Cracks from Nov. 30 earthquake have park users concerned about safety

ANCHORAGE, Alaska (KTUU) - Damage from the magnitude 7.1 earthquake that rocked Alaska on November 30, 2018 is still haunting Anchorage -- almost nine months later.

Anchorage Racing Lions President Jason Nunn points out a crack at Kincaid Park that formed after the m-7.1 earthquake on Nov. 30, 2018. (KTUU)

The earthquake opened fissures in the ground in two different areas in Anchorage: the embankment below the new Kincaid Race Track, and on the slope at Suzan Nightingale McKay Park on Government Hill.

Between the two cracks, Anchorage Parks and Recreation has asked for $1.6 million in FEMA mitigation funds to prevent future safety hazards from seismic activity. They say there's no immediate danger jeopardizing the structural integrity of the parks.

Anchorage Racing Lions, a local motocross racing club that uses the Kincaid track, has expressed concern over the crack at Kincaid. It's approximately three feet deep in some places, and concealed by thick grass.
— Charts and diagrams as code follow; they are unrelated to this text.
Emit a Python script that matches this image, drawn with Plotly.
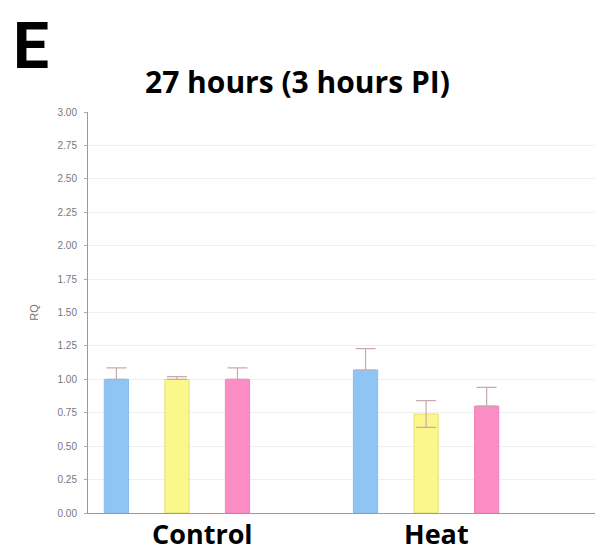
import plotly.graph_objects as go

groups = ["Control", "Heat"]
series_names = ["Series 1", "Series 2", "Series 3"]
colors = ["#8ec5f5", "#fbf78c", "#fb8dc4"]
edge_colors = ["#86bdee", "#e3df74", "#f185bb"]
values = [
    [1.00, 1.07],
    [1.00, 0.74],
    [1.00, 0.80],
]
errors_plus = [
    [0.085, 0.16],
    [0.02, 0.10],
    [0.085, 0.14],
]
errors_minus = [
    [0.0, 0.0],
    [0.0, 0.10],
    [0.0, 0.0],
]
yticks = [0, 0.25, 0.5, 0.75, 1.0, 1.25, 1.5, 1.75, 2.0, 2.25, 2.5, 2.75, 3.0]
ytick_labels = ["0.00", "0.25", "0.50", "0.75", "1.00", "1.25", "1.50", "1.75",
                "2.00", "2.25", "2.50", "2.75", "3.00"]

fig = go.Figure()
for name, col, ec, vals, ep, em in zip(series_names, colors, edge_colors, values,
                                       errors_plus, errors_minus):
    fig.add_trace(go.Bar(
        x=groups, y=vals, name=name,
        marker=dict(color=col, line=dict(color=ec, width=1)),
        error_y=dict(type="data", array=ep, arrayminus=em, symmetric=False, visible=True,
                     color="#c9a9ae", thickness=1.2, width=10),
    ))

W, H = 595, 546
L, T, B = 80, 104, 41
PW, PH = W - L, H - T - B

fig.update_layout(
    width=W, height=H,
    margin=dict(l=L, r=0, t=T, b=B),
    paper_bgcolor="white", plot_bgcolor="white",
    barmode="group", bargap=0.271, bargroupgap=0.6,
    showlegend=False,
    xaxis=dict(range=[-0.357, 1.71], showticklabels=False, ticks="",
               showline=True, linecolor="#9a9a9a", linewidth=1.2,
               showgrid=False, zeroline=False),
    yaxis=dict(range=[0, 3.0], tickvals=yticks, ticktext=ytick_labels,
               ticks="outside", ticklen=3, tickcolor="#aaaaaa", ticklabelstandoff=5,
               tickfont=dict(family="Liberation Sans", size=10, color="#777777"),
               showline=True, linecolor="#9a9a9a", linewidth=1,
               showgrid=True, gridcolor="#efefef", gridwidth=1,
               zeroline=False,
               title=dict(text="RQ", standoff=16,
                          font=dict(family="Liberation Sans", size=11, color="#777777"))),
)

fig.add_annotation(text="E", xref="paper", yref="paper", x=(4 - L) / PW, y=1 + T / PH,
                   xanchor="left", yanchor="top", showarrow=False, borderpad=0,
                   font=dict(family="Roboto", size=64, color="black", weight="bold"))
fig.add_annotation(text="27 hours (3 hours PI)", xref="paper", yref="paper",
                   x=(289 - L) / PW, y=1 + (T - 73) / PH, xanchor="center", yanchor="middle",
                   showarrow=False,
                   font=dict(family="Open Sans", size=30, color="black", weight="bold"))
for g, sh in zip(groups, [26, 10]):
    fig.add_annotation(text=g, x=g, xref="x", yref="paper", y=0, yshift=-1,
                       xshift=sh, xanchor="center", yanchor="top", showarrow=False,
                       borderpad=0,
                       font=dict(family="Open Sans", size=27, color="black", weight="bold"))

fig.write_html("out.html")
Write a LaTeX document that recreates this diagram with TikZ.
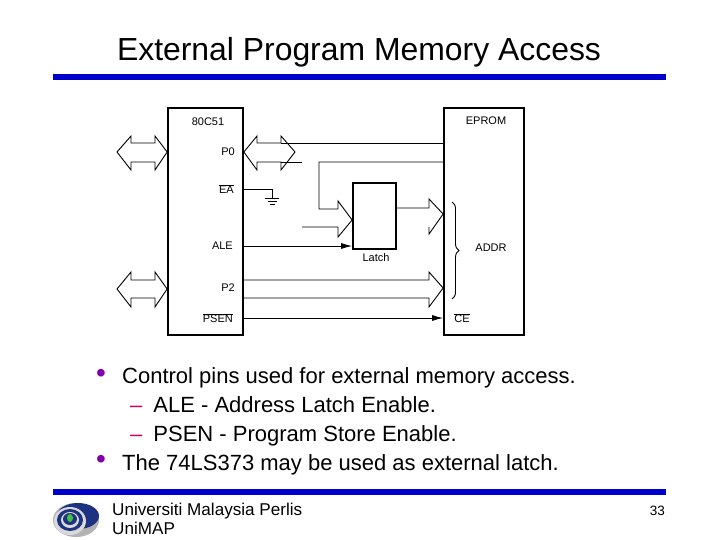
\documentclass[tikz,border=0pt]{standalone}
\usepackage{fontspec}
\setmainfont{Liberation Sans}
\usetikzlibrary{decorations.pathreplacing,arrows.meta}
\definecolor{barblue}{RGB}{0,0,204}
\definecolor{bulletpurple}{RGB}{128,0,170}
\definecolor{dashred}{RGB}{204,0,102}
\definecolor{logoblue}{RGB}{30,50,130}
\newcommand{\px}[1]{\fontsize{#1}{#1}\selectfont}

\begin{document}
\begin{tikzpicture}[x=1pt,y=-1pt,
    chip/.style={draw,line width=1.7pt,inner sep=0pt},
    wire/.style={line width=0.9pt},
    bus/.style={line width=0.9pt,line join=miter},
    pin/.style={inner sep=0pt,font=\px{11}},
    body/.style={inner sep=0pt,anchor=base west,font=\px{22}},
    dot/.style={inner sep=0pt,text=bulletpurple,font=\px{28}},
    tip/.style={-{Latex[length=11pt,width=6pt]}}]
\useasboundingbox[fill=white] (0,0) rectangle (720,540);
% heading
\node[inner sep=0pt,anchor=base,font=\px{31.9}] (title) at (359,61) {External Program Memory Access};
\fill[barblue] (53,74) rectangle (666,80);
% the two chips and the latch
\node[chip,minimum width=75pt,minimum height=227pt] (mcu) at (205.5,221.5) {};
\node[chip,minimum width=80pt,minimum height=227pt] (eprom) at (484,221.5) {};
\node[chip,minimum width=43pt,minimum height=66pt] (latch) at (374.5,216) {};
\node[pin] (mcuname) at (208,122) {80C51};
\node[pin,anchor=east] (pzero) at (235,152) {P0};
\node[pin,anchor=east] (ea) at (234,189) {$\overline{\mbox{EA}}$};
\node[pin,anchor=east] (ale) at (233,246) {ALE};
\node[pin,anchor=east] (ptwo) at (235,288) {P2};
\node[pin,anchor=east] (psen) at (233,318) {$\overline{\mbox{PSEN}}$};
\node[pin] (epromname) at (486,121) {EPROM};
\node[pin] (addr) at (491,248) {ADDR};
\node[pin] (ce) at (462,318) {$\overline{\mbox{CE}}$};
\node[pin] (latchname) at (376,258) {Latch};
% outer buses
\draw[bus] (mcu.west|-0,152) -- (155,170) -- (155,162) -- (131,162) -- (131,170) -- (117,152)
  -- (131,136) -- (131,143) -- (155,143) -- (155,136) -- cycle;
\draw[bus] (mcu.west|-0,289) -- (155,307) -- (155,298) -- (131,298) -- (131,307) -- (117,289)
  -- (131,272) -- (131,280) -- (155,280) -- (155,272) -- cycle;
% port 0 bus
\draw[bus] (mcu.east|-0,152) -- (257,136) -- (257,143) -- (281,143) -- (281,136) -- (295,152)
  -- (281,170) -- (281,162) -- (257,162) -- (257,170) -- cycle;
\draw[wire] (281,143) -- (eprom.west|-0,143);
\draw[wire] (281,162) -- (302,162);
\draw[wire] (eprom.west|-0,162) -- (319,162) -- (319,209) -- (338,209) -- (338,201)
  -- (latch.west|-0,220) -- (338,237) -- (338,227) -- (302,227);
% latch output
\draw[wire] (latch.east|-0,208) -- (429,208) -- (429,199) -- (eprom.west|-0,214) -- (429,234) -- (429,227);
% port 2 bus
\draw[wire] (mcu.east|-0,280) -- (429,280) -- (429,272) -- (eprom.west|-0,288) -- (429,307)
  -- (429,298) -- (mcu.east|-0,298);
% strobes
\draw[wire,tip] (mcu.east|-0,246) -- (latch.west|-0,246);
\draw[wire,tip] (mcu.east|-0,318) -- (eprom.west|-0,318);
% ground
\draw[wire] (mcu.east|-0,189) -- (272,189) -- (272,198);
\draw[wire] (265,198) -- (279,198);
\draw[wire] (268,201) -- (277,201);
\draw[wire] (270,204) -- (275,204);
% address brace
\draw[wire,decorate,decoration={brace,amplitude=7pt}] (452,202) -- (452,299);
% bullets
\node[dot] (bulletone) at (101,376) {•};
\node[dot] (bullettwo) at (101,462) {•};
\node[body] (lineone) at (122,383) {Control pins used for external memory access.};
\node[body] (linetwo) at (130,412) {\textcolor{dashred}{–}\hspace{11pt}ALE - Address Latch Enable.};
\node[body] (linethree) at (130,441) {\textcolor{dashred}{–}\hspace{11pt}PSEN - Program Store Enable.};
\node[body] (linefour) at (122,470) {The 74LS373 may be used as external latch.};
% footer
\fill[barblue] (53,489) rectangle (666,495);
\fill[gray!60] (76,520) ellipse (23 and 17);
\fill[logoblue] (78,516) ellipse (21 and 13);
\fill[gray!30] (70,521) ellipse (16 and 14);
\fill[logoblue] (70,520) ellipse (13 and 11);
\fill[gray!30] (70,520) ellipse (9 and 8);
\fill[logoblue] (70,519) ellipse (7 and 6);
\fill[green!50!gray] (70,518) ellipse (3 and 4);
\node[inner sep=0pt,anchor=base west,font=\px{17.1}] (uni) at (112,515) {Universiti Malaysia Perlis};
\node[inner sep=0pt,anchor=base west,font=\px{17.1}] (unimap) at (112,534) {UniMAP};
\node[inner sep=0pt,anchor=base east,font=\px{13.5}] (page) at (665,515) {33};
\end{tikzpicture}
\end{document}
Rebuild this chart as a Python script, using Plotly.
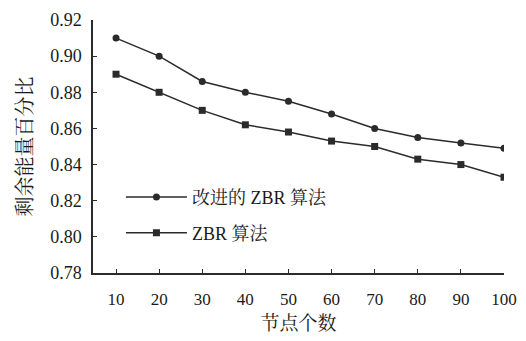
import plotly.graph_objects as go

nodes = [10, 20, 30, 40, 50, 60, 70, 80, 90, 100]
improved_zbr = [0.910, 0.900, 0.886, 0.880, 0.875, 0.868, 0.860, 0.855, 0.852, 0.849]
zbr = [0.890, 0.880, 0.870, 0.862, 0.858, 0.853, 0.850, 0.843, 0.840, 0.833]
y_ticks = [0.78, 0.80, 0.82, 0.84, 0.86, 0.88, 0.90, 0.92]

font_fam = "Times New Roman, Liberation Serif, DejaVu Serif, serif"
cjk_fam = "Times New Roman, Liberation Serif, Noto Serif CJK SC, Noto Sans CJK SC, serif"
col = "#2b2b2b"

fig = go.Figure()
fig.add_trace(go.Scatter(x=nodes, y=improved_zbr, mode="lines+markers", name="改进的 ZBR 算法",
                         line=dict(color=col, width=1.5),
                         marker=dict(symbol="circle", size=7, color=col), legend="legend"))
fig.add_trace(go.Scatter(x=nodes, y=zbr, mode="lines+markers", name="ZBR 算法",
                         line=dict(color=col, width=1.5),
                         marker=dict(symbol="square", size=7, color=col), legend="legend2"))

leg_common = dict(xanchor="left", yanchor="top", bgcolor="rgba(0,0,0,0)",
                  font=dict(size=18, family=cjk_fam), itemwidth=61)

fig.update_layout(
    width=526, height=341,
    margin=dict(l=93, r=22, t=20, b=68),
    paper_bgcolor="white", plot_bgcolor="white",
    font=dict(family=cjk_fam, size=17, color="#1a1a1a"),
    legend=dict(x=0.068, y=0.372, **leg_common),
    legend2=dict(x=0.068, y=0.231, **leg_common),
    xaxis=dict(range=[4.66, 100], tickvals=nodes, showline=True, linecolor=col, linewidth=1.5,
               ticks="inside", ticklen=4, tickcolor=col, showgrid=False, zeroline=False,
               automargin=False, ticklabelstandoff=10,
               tickfont=dict(family=font_fam, size=17),
               title=dict(text="节点个数", font=dict(size=19), standoff=9)),
    yaxis=dict(range=[0.78, 0.92], tickvals=y_ticks, tickformat=".2f", showline=True,
               linecolor=col, linewidth=1.5, ticks="inside", ticklen=4, tickcolor=col,
               showgrid=False, zeroline=False, automargin=False, ticklabelstandoff=6,
               tickfont=dict(family=font_fam, size=18),
               title=dict(text="剩余能量百分比", font=dict(size=20), standoff=12)),
    showlegend=True,
)

fig.write_html("out.html", config={"displayModeBar": False},
               post_script="document.body.style.margin='0';")
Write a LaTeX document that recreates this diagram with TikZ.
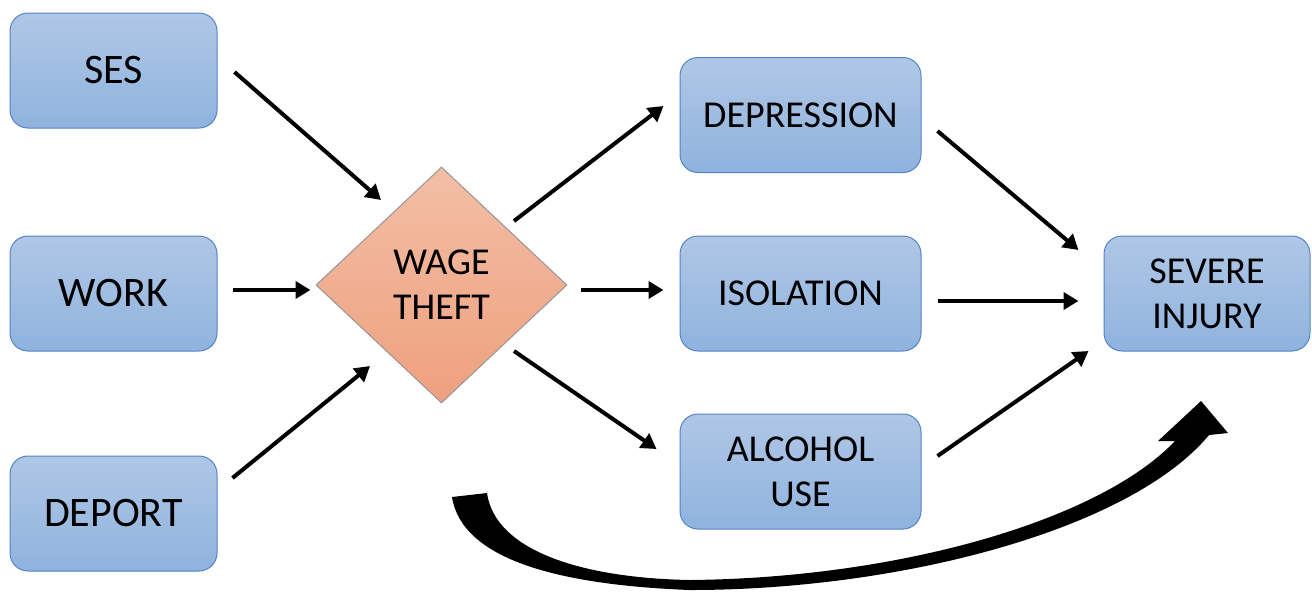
\documentclass[tikz,border=0pt]{standalone}
\usepackage{fontspec}
\setmainfont{Carlito}
\usetikzlibrary{shapes.geometric,arrows.meta}
\definecolor{boxtop}{RGB}{176,199,230}
\definecolor{boxbot}{RGB}{143,179,222}
\definecolor{boxline}{RGB}{84,130,200}
\definecolor{diamtop}{RGB}{243,190,166}
\definecolor{diambot}{RGB}{238,160,126}
\definecolor{diamline}{RGB}{150,150,150}
\tikzset{
  box/.style={rectangle,rounded corners=9pt,draw=boxline,line width=0.5pt,top color=boxtop,bottom color=boxbot,minimum height=57.5pt,align=center,font=\fontsize{19}{22.5}\selectfont},
  srcbox/.style={box,minimum width=103.5pt,font=\fontsize{21}{25}\selectfont},
  diam/.style={diamond,draw=diamline,line width=0.5pt,top color=diamtop,bottom color=diambot,inner sep=0pt,minimum width=125.5pt,minimum height=118pt,align=center,font=\fontsize{19}{22.5}\selectfont},
  conn/.style={line width=2pt,-{Triangle[length=7.5pt,width=8.5pt]}}
}
\begin{document}
\begin{tikzpicture}[x=0.5pt,y=-0.5pt]
\useasboundingbox (0,0) rectangle (1312,591);
\node[srcbox] (ses) at (113.5,70.5) {SES};
\node[srcbox] (work) at (113.5,293.5) {WORK};
\node[srcbox] (deport) at (113.5,513.5) {DEPORT};
\node[diam] (theft) at (441.5,285) {WAGE\\THEFT};
\node[box,minimum width=120.5pt] (depression) at (800.5,115) {DEPRESSION};
\node[box,minimum width=120.5pt] (isolation) at (800.5,293.5) {ISOLATION};
\node[box,minimum width=120.5pt] (alcohol) at (800.5,471.5) {ALCOHOL\\USE};
\node[box,minimum width=103pt] (injury) at (1207,293.5) {SEVERE\\INJURY};

\draw[conn] ([shift={(17,1.5)}]ses.east) -- ([shift={(-60.5,-85)}]theft.center);
\draw[conn] ([shift={(15,-3.5)}]work.east) -- ([shift={(-5,5)}]theft.west);
\draw[conn] ([shift={(15,-35.5)}]deport.east) -- ([shift={(-71.5,81)}]theft.center);
\draw[conn] ([shift={(72.5,-64)}]theft.center) -- ([shift={(-16,-9)}]depression.west);
\draw[conn] ([shift={(13,5)}]theft.east) -- ([shift={(-16,-3.5)}]isolation.west);
\draw[conn] ([shift={(72.5,66)}]theft.center) -- ([shift={(-23,-22.5)}]alcohol.west);
\draw[conn] ([shift={(16,16)}]depression.east) -- ([shift={(-25,-43.5)}]injury.west);
\draw[conn] ([shift={(16,7.5)}]isolation.east) -- ([shift={(-25,7.5)}]injury.west);
\draw[conn] ([shift={(16,-15.5)}]alcohol.east) -- ([shift={(-15,57.5)}]injury.west);

% big curved arrow
\fill[black] (452,497) .. controls (462,560) and (560,585) .. (690,590)
  .. controls (900,590) and (1130,530) .. (1209,435) -- (1228,433) -- (1201,401) -- (1158,441) -- (1175,441)
  .. controls (1100,520) and (900,578) .. (690,580)
  .. controls (580,578) and (495,550) .. (487,493) -- cycle;
\end{tikzpicture}
\end{document}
"My concern is could it slide the rest the way off?" Anchorage Racing Lions President Jason Nunn said. "It's partially into our parking lot, so that could create an issue. It hasn't moved at all, there's grass growing around it, but it still kind of makes for an unsafe environment."

If FEMA provides the mitigation funds, Parks and Rec will hire a consultant to determine the design approach. Engineers recommend shrinking the slopes and bolstering the growth of woody vegetation to make them more stable.